I believe that Matt Strassler still holds totally unrealistic ambitions. It's great to struggle for a better understanding of physics in the general public but if you want too much, you will be fighting the windmills. Various more or less inclusive parts of the public only have a chance to understand physics up to various levels of depth and sensible explanations of physics are likely to be a waste of time if they completely deny this distribution. That's why various types of simplifications (and various degrees of tolerance for certain misconceptions) have to be designed for variously inclusive target groups.

After all, the number of people in the general public who read (close to fundamental/particle/cosmology) physics blogs at least once a week – and redistribute tweets etc. going to physics blogs – is just totally tiny. It's really at most tens of thousands of people in the world. Even if we talk just about "interested laymen", it is just a few parts per million! The genuinely interested laymen aren't too much more widespread than the actual scientists. A larger group follows (and retweets!) science in the "mainstream media" and the distortions of science inevitably follow from this fact because the journalists usually don't know much more than the readers (and can't really know much more, for the communication to work efficiently).

We should think whether the public's belief in the "authority of the mainstream media" is inevitable, whether it brings more advantages or disadvantages, and whether we should struggle to undermine it in some way or not.

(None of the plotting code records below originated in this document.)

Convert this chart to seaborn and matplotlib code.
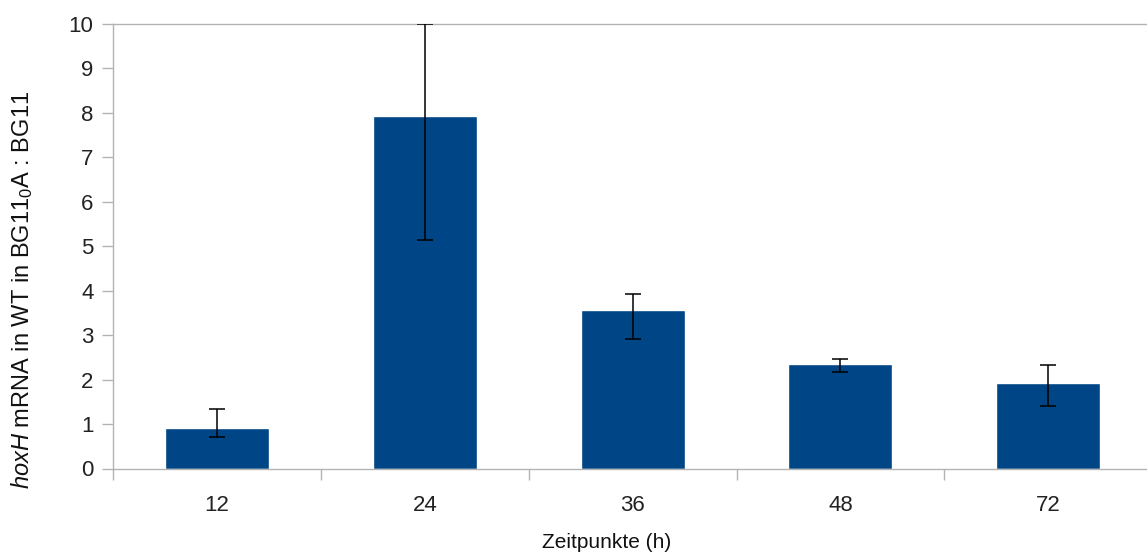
import matplotlib
matplotlib.use("Agg")
import matplotlib.pyplot as plt
import seaborn as sns
import numpy as np
import pandas as pd

times = ["12", "24", "36", "48", "72"]
means = [0.90, 7.93, 3.56, 2.35, 1.93]
err_low = [0.20, 2.78, 0.65, 0.18, 0.53]
err_high = [0.44, 2.07, 0.37, 0.12, 0.39]

sns.set_theme(style="white")
plt.rcParams['font.family'] = ['Liberation Sans', 'DejaVu Sans']
plt.rcParams['mathtext.fontset'] = 'custom'
plt.rcParams['mathtext.rm'] = 'Liberation Sans'
plt.rcParams['mathtext.it'] = 'Liberation Sans:italic'

W, H = 1147, 554
fig = plt.figure(figsize=(W / 100, H / 100), dpi=100)
left, right, top, bottom = 113, 1147, 24, 468.5
ax = fig.add_axes([left / W, 1 - bottom / H, (right - left) / W, (bottom - top) / H])

df = pd.DataFrame({"time": times, "mean": means})
sns.barplot(data=df, x="time", y="mean", color="#004586", saturation=1,
            width=0.5, errorbar=None, ax=ax, zorder=2)
ax.errorbar(np.arange(len(times)), means, yerr=[err_low, err_high], fmt="none",
            ecolor="black", elinewidth=1.1, capsize=6, capthick=1.1, zorder=3)

ax.set_xlim(-0.5, 4.475)
ax.set_ylim(0, 10)
ax.set_yticks(range(0, 11))
ax.set_xlabel("")
ax.set_ylabel("")

spine_color = "#b3b3b3"
for s in ["left", "bottom", "top"]:
    ax.spines[s].set_color(spine_color)
    ax.spines[s].set_linewidth(1.0)
ax.spines["right"].set_visible(False)

ax.tick_params(axis="y", which="major", length=8, width=1, color=spine_color,
               pad=6, labelsize=16, labelcolor="#222222", left=True)
ax.tick_params(axis="x", which="major", length=0, pad=19, labelsize=16,
               labelcolor="#222222")
ax.set_xticks(np.arange(-0.5, 4.5, 1.0), minor=True)
ax.tick_params(axis="x", which="minor", length=8, width=1, color=spine_color,
               bottom=True)

fig.text(22 / W, 1 - 290 / H, r"$\it{hoxH}$ mRNA in WT in BG11$_0$A : BG11",
         rotation=90, ha="center", va="center", fontsize=17, color="#111111")
fig.text(607 / W, 1 - 543 / H, "Zeitpunkte (h)", ha="center", va="center",
         fontsize=15, color="#111111")

fig.savefig("out.png", dpi=100)
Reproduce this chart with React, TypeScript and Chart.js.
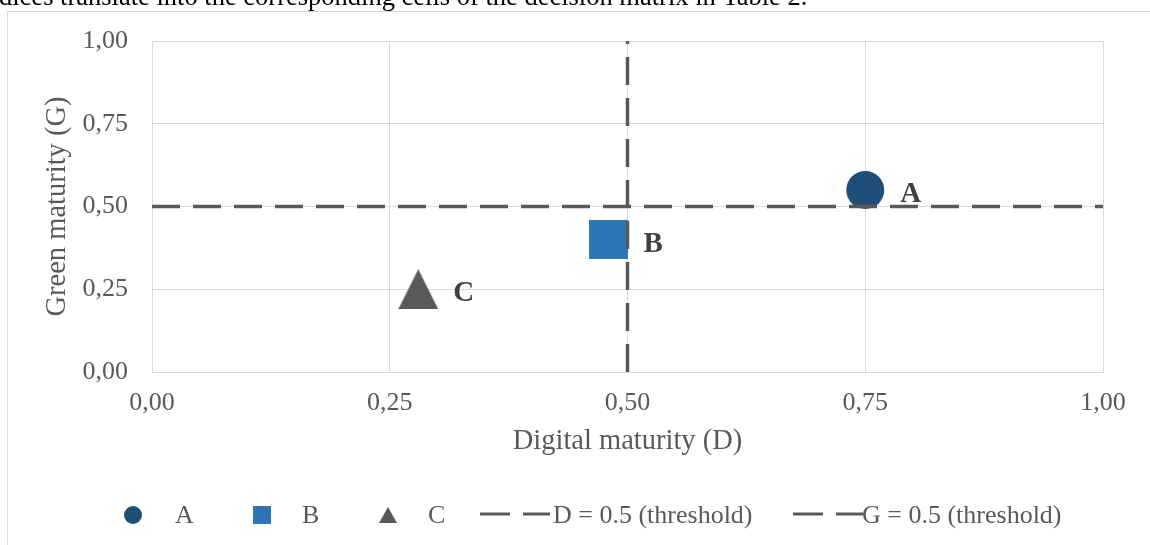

Of course that there are many events after which I am tempted to think that the answer is a resounding Yes. But when I see what kind of much worse junk may be written in – and read from – some totally non-mainstream sources, I often change my mind again. In most cases, one has to choose between the bad, worse, and worst. ;-)
 
I am not nearly so downbeat in my assessment.  If I was, I wouldn't be a physics blogger.  But, obviously, there are difficulties inherent in trying to explain a discipline that involves at a very fundamental level mathematics that is incomprehensible in the form it is ordinary presented in, even to people who use math professionally like economists, actuaries, commodity traders, criminologists, biologists, physicians, high school math teachers, pharmacists, geologists, and baseball analysts. 

There are a fair number of people trained as physicists, engineers or mathematicans, who aren't practicing physicists who can understand new developments at a deep level (and the Internet makes it far easier for these people to participate in the discussion of the developments and get good primary source information), but there aren't all that many.

Needless to say, most lawyers seek out of the profession because they aren't mathematically inclined and I can read physics papers in their original form and make sense of them only because I was an undergraduate mathematics major who spent a couple of years studying physics and have devoted considerable time from late elementary school onward keeping abreast of new scientific developments on a regular basis - and I absolutely acknowledge my limitations in understanding some of the work being done.  As Motl notes, "genuinely interested laymen", like myself, "aren't too much more widespread than the actual scientists."

Still, there are definitely fundamental concepts of natural philosophy embedded in modern scientific knowledge about physics that are knowable, even by mere educated laypeople without advanced mathematical training, and I belive that there are benefits to making this level of understanding widely known.  The task of conveying this knowledge is one of the missions of this blog.